Evolution Possible In Texas? Governor Commutes Death Penalty To Life
"There are many Americans who do not believe in evolution. And it is probably fair to say that a disproportionate number of them reside in Texas. But it is from Texas that we gain confirmation of the absolute certainty that human evolution is a reality.
"When George Bush was governor of Texas in the 1990s, he approved executions with impunity, sending to death those who might have been innocent and those who might have been guilty, those who had repented and those who had not, those who had adequate representation and those whose lawyers slept through the trials, those who had the mental capacity to understand their crimes, those whose mental state would have barred even a trial in more civilized jurisdictions.

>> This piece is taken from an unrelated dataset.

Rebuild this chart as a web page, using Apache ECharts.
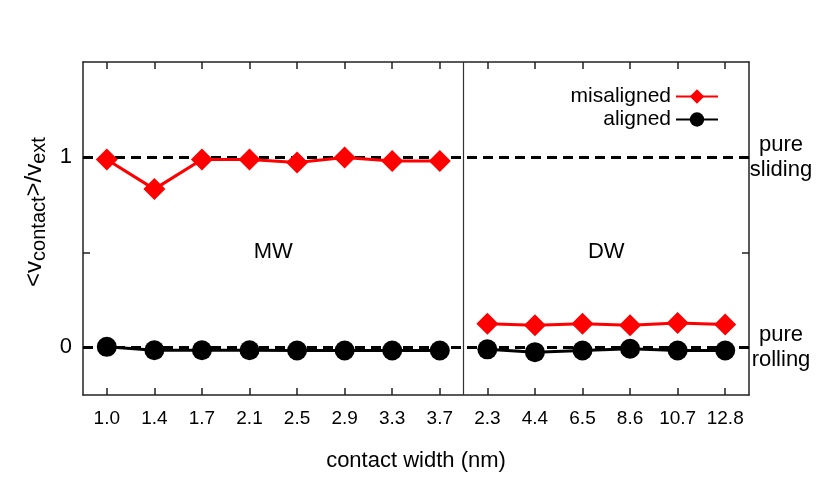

"In all, Bush signed more 150 execution orders as governor, a record for the state and nation. The world press recognized him as the 'Texecutioner' or, in the slightly less volatile phrasing of London's Independent newspaper: 'a death penalty enthusiast.' As president, Bush has continued his energetic advocacy for state-sponsored slaying. Only this month, it was reported that Bush and his soon-to-be-former Attorney General had developed a plan to speed up the executions of Americans lingering on the nation's death rows. The plan, which will be one of the last initiatives of Alberto Gonzales, is to make it easier for executions to be 'fast-tracked' by states that want to avoid long appeals processes in the federal courts.
"The Bush-Gonzales plan is to borrow a page from recent anti-terrorism legislation -- which strip away habeas corpus protections and other legal guarantees -- in order to allow states to rely on the Justice Department, rather than the federal courts, to decide whether death-row inmates received adequate representation at trial. That would eliminate one of the primary avenues of appeal from convictions in states such as Texas, which have a history of providing inadequate representation for poor and minority defendants. Bush and Gonzales, who have worked together since the president's days in Texas to make the killing machines of the states run more smoothly, also want to reduce the amount of time that death-row inmates have to file federal appeals and to pursue them.
"So what's this about evolution? Clearly, Bush has not grown as a human being or as a public official with the power to decide who lives and dies. But Bush is no longer the governor of Texas. Conservative Republican Rick Perry has the job. And on Wednesday, Perry commuted the sentence of Texas death row inmate Kenneth Foster's sentence to life. The decision came just hours before an innocent man was to be killed by the state -- a prospect that would not, in all likelihood, have concerned George Bush or Alberto Gonzales but that did concern Rick Perry."